What is your favorite word in any language? Which word do you find most difficult to translate?

I’ve always liked tamisé in French, just for the way it sounds. I always think it sounds soft, like the lighting it describes.

What 5 books would you want with you if you were stranded on a desert island?

To the Lighthouse and The Age of Innocence were both amazing and really left a mark on me. I’d also bring Ulysses and finish working my way through it with the help of Frank Delaney’s wonderful Re:Joyce podcasts. The next two books on my hopelessly long to-read list would make up the five.

Which under-translated author do you think deserves wider recognition worldwide?

The obvious, truthful answer is Eric Dupont. He’s been compared in Québec to our very own Gabriel García Márquez and John Irving. I’m working hard to raise his profile through QC Fiction and Québec Reads.

Do you have a translation philosophy that guides your work?

I worked for a few years translating advertising copy, legal contracts, recipes, and healthcare leaflets before thinking about translating a novel. More importantly, I was revised the whole time and I learned a lot. My employer’s philosophy rubbed off on me and that was to write what the author would have put had they been writing in English. It’s harder than it sounds. “The original sentence tells the translator what the sentence should say but not how exactly to say it,” Lazer Lederhendler told me recently, and I think that sums it up well.

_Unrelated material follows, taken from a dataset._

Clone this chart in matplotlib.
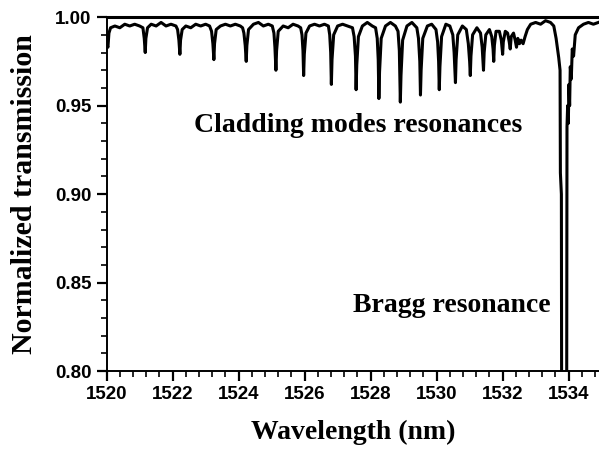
import matplotlib
matplotlib.use("Agg")
import matplotlib.pyplot as plt
from matplotlib.ticker import MultipleLocator

# Transmission trace (wavelength in nm, normalized T)
# one line per cladding-mode dip, same grouping in both lists
wavelength = [
    1520.00, 1520.02, 1520.04, 1520.07, 1520.12, 1520.25, 1520.40, 1520.55, 1520.70, 1520.85,
    1521.00, 1521.10, 1521.14, 1521.17, 1521.19, 1521.24, 1521.35, 1521.50, 1521.65, 1521.80, 1521.95,
    1522.10, 1522.15, 1522.19, 1522.22, 1522.24, 1522.29, 1522.40, 1522.55, 1522.70, 1522.85, 1523.00,
    1523.12, 1523.18, 1523.22, 1523.25, 1523.27, 1523.32, 1523.45, 1523.60, 1523.75, 1523.90, 1524.05,
    1524.12, 1524.16, 1524.20, 1524.23, 1524.25, 1524.30, 1524.45, 1524.60, 1524.75, 1524.90,
    1525.02, 1525.07, 1525.10, 1525.13, 1525.15, 1525.20, 1525.35, 1525.50, 1525.65, 1525.80,
    1525.88, 1525.92, 1525.95, 1525.97, 1525.99, 1526.04, 1526.15, 1526.30, 1526.45, 1526.60,
    1526.72, 1526.76, 1526.79, 1526.81, 1526.83, 1526.88, 1527.00, 1527.15, 1527.30,
    1527.45, 1527.50, 1527.54, 1527.56, 1527.58, 1527.63, 1527.75, 1527.90, 1528.05,
    1528.15, 1528.20, 1528.23, 1528.25, 1528.27, 1528.32, 1528.45, 1528.60, 1528.75,
    1528.83, 1528.87, 1528.90, 1528.92, 1528.97, 1529.10, 1529.25, 1529.40,
    1529.45, 1529.49, 1529.51, 1529.53, 1529.58, 1529.72, 1529.85, 1529.98,
    1530.03, 1530.06, 1530.08, 1530.10, 1530.15, 1530.28, 1530.40, 1530.49,
    1530.53, 1530.57, 1530.59, 1530.64, 1530.78, 1530.90,
    1530.96, 1531.00, 1531.02, 1531.04, 1531.09, 1531.22, 1531.33,
    1531.38, 1531.42, 1531.44, 1531.49, 1531.60, 1531.67,
    1531.71, 1531.73, 1531.75, 1531.80, 1531.90, 1531.96,
    1532.00, 1532.02, 1532.08, 1532.15, 1532.20, 1532.23, 1532.26, 1532.33, 1532.38,
    1532.42, 1532.46, 1532.51, 1532.56, 1532.62, 1532.68, 1532.75, 1532.85, 1533.00,
    1533.15, 1533.30, 1533.45, 1533.55, 1533.62, 1533.70, 1533.74, 1533.75, 1533.78,
    1533.80, 1533.93, 1533.95, 1533.97, 1533.99, 1534.01, 1534.03, 1534.05,
    1534.08, 1534.11, 1534.15, 1534.20, 1534.30, 1534.45, 1534.60, 1534.75, 1534.90,
]
transmission = [
    0.989, 0.984, 0.983, 0.991, 0.994, 0.995, 0.994, 0.996, 0.995, 0.996,
    0.995, 0.994, 0.988, 0.980, 0.988, 0.994, 0.996, 0.995, 0.997, 0.995, 0.996,
    0.995, 0.993, 0.987, 0.979, 0.987, 0.993, 0.995, 0.994, 0.996, 0.995, 0.996,
    0.995, 0.992, 0.985, 0.976, 0.985, 0.993, 0.995, 0.996, 0.995, 0.996, 0.995,
    0.994, 0.991, 0.984, 0.975, 0.984, 0.993, 0.996, 0.997, 0.995, 0.996,
    0.995, 0.991, 0.983, 0.970, 0.981, 0.992, 0.995, 0.994, 0.996, 0.995,
    0.994, 0.990, 0.981, 0.967, 0.979, 0.991, 0.995, 0.996, 0.995, 0.996,
    0.995, 0.990, 0.980, 0.962, 0.976, 0.990, 0.995, 0.996, 0.995,
    0.994, 0.989, 0.978, 0.959, 0.973, 0.989, 0.995, 0.997, 0.995,
    0.994, 0.988, 0.976, 0.954, 0.969, 0.988, 0.995, 0.997, 0.995,
    0.992, 0.981, 0.952, 0.967, 0.987, 0.995, 0.997, 0.994,
    0.988, 0.975, 0.956, 0.970, 0.988, 0.995, 0.996, 0.993,
    0.986, 0.975, 0.959, 0.972, 0.989, 0.996, 0.995, 0.990,
    0.980, 0.963, 0.976, 0.990, 0.995, 0.993,
    0.985, 0.975, 0.967, 0.978, 0.990, 0.994, 0.991,
    0.983, 0.970, 0.980, 0.990, 0.993, 0.989,
    0.982, 0.975, 0.984, 0.992, 0.992, 0.987,
    0.979, 0.986, 0.992, 0.991, 0.986, 0.982, 0.989, 0.991, 0.987,
    0.983, 0.988, 0.985, 0.987, 0.985, 0.989, 0.993, 0.996, 0.997,
    0.996, 0.998, 0.997, 0.995, 0.988, 0.977, 0.970, 0.912, 0.900,
    0.600, 0.600, 0.938, 0.950, 0.940, 0.962, 0.950, 0.972,
    0.965, 0.982, 0.978, 0.990, 0.994, 0.996, 0.997, 0.996, 0.997,
]

x_ticks = [1520, 1522, 1524, 1526, 1528, 1530, 1532, 1534]
y_ticks = [0.80, 0.85, 0.90, 0.95, 1.00]

serif = "Liberation Serif"
sans = "Liberation Sans"

fig = plt.figure(figsize=(5.99, 4.51), dpi=100)
ax = fig.add_axes([0.178, 0.177, 0.822, 0.785])

ax.plot(wavelength, transmission, color="black", linewidth=2.2)

ax.set_xlim(1520, 1534.92)
ax.set_ylim(0.80, 1.00)
ax.set_xticks(x_ticks)
ax.set_yticks(y_ticks)
ax.xaxis.set_minor_locator(MultipleLocator(0.4))
ax.yaxis.set_minor_locator(MultipleLocator(0.01))
ax.set_xticklabels([str(t) for t in x_ticks], fontname=sans, fontweight="bold", fontsize=13.5)
ax.set_yticklabels([f"{t:.2f}" for t in y_ticks], fontname=sans, fontweight="bold", fontsize=13.5)
ax.tick_params(which="major", direction="out", length=7, width=1.6, pad=4)
ax.tick_params(which="minor", direction="out", length=4, width=1.2)

ax.spines["right"].set_visible(False)
ax.spines["top"].set_linewidth(2.2)
ax.spines["left"].set_linewidth(1.4)
ax.spines["bottom"].set_linewidth(1.4)

ax.set_xlabel("Wavelength (nm)", fontname=serif, fontweight="bold", fontsize=20, labelpad=12)
ax.set_ylabel("Normalized transmission", fontname=serif, fontweight="bold", fontsize=21.5, labelpad=12)

ax.text(1522.66, 0.939, "Cladding modes resonances", fontname=serif, fontweight="bold",
        fontsize=20, ha="left", va="center")
ax.text(1533.44, 0.8373, "Bragg resonance", fontname=serif, fontweight="bold",
        fontsize=20, ha="right", va="center")

fig.savefig("out.png", dpi=100)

Which of the translations that you’ve worked on was the most challenging? Why?

I felt a lot of pressure translating Lori Saint-Martin’s The Closed Door. But Lori is one of Canada’s best and best-known translators into French so she was a big help along the way.

How did you learn your foreign language and how did you begin working as a literary translator?

I learned French and German in high school in Ireland, then studied French and German literature at Cambridge. But I like to say that I began speaking French when I moved to Québec City in 2003. Moving to Québec meant I forgot all my German. Only for me to meet and marry a German girl here. Which meant I suddenly had to relearn everything. And then try to understand Schwäbisch. Now we speak German at home and French to our friends and children.

If you could have been born in a culture other than your own which would you choose to be a member of? Why?

That’s an easy one: Québec. I moved here so that my children would have that chance.

If you hadn’t been a translator what profession would you like to have tried?

At the minute, I’m kind of switching professions as I try to devote more time to being a fiction editor. But otherwise I think I’d be writing for a magazine somewhere (since soccer goalie is probably not a very realistic answer).

Finally, in your bio, you mentioned that Life in the Court of Matane is the book that made you want to be a literary translator. Could you explain briefly why?

It’s hard to explain. I read Bestiaire, as it’s known in the original French, when it first came out and just fell in love with it. I still love it today—even after spending a year translating it! Now it’s like living with someone: you can’t quite explain what attracted you in the first place, you just know your life is better with them in it.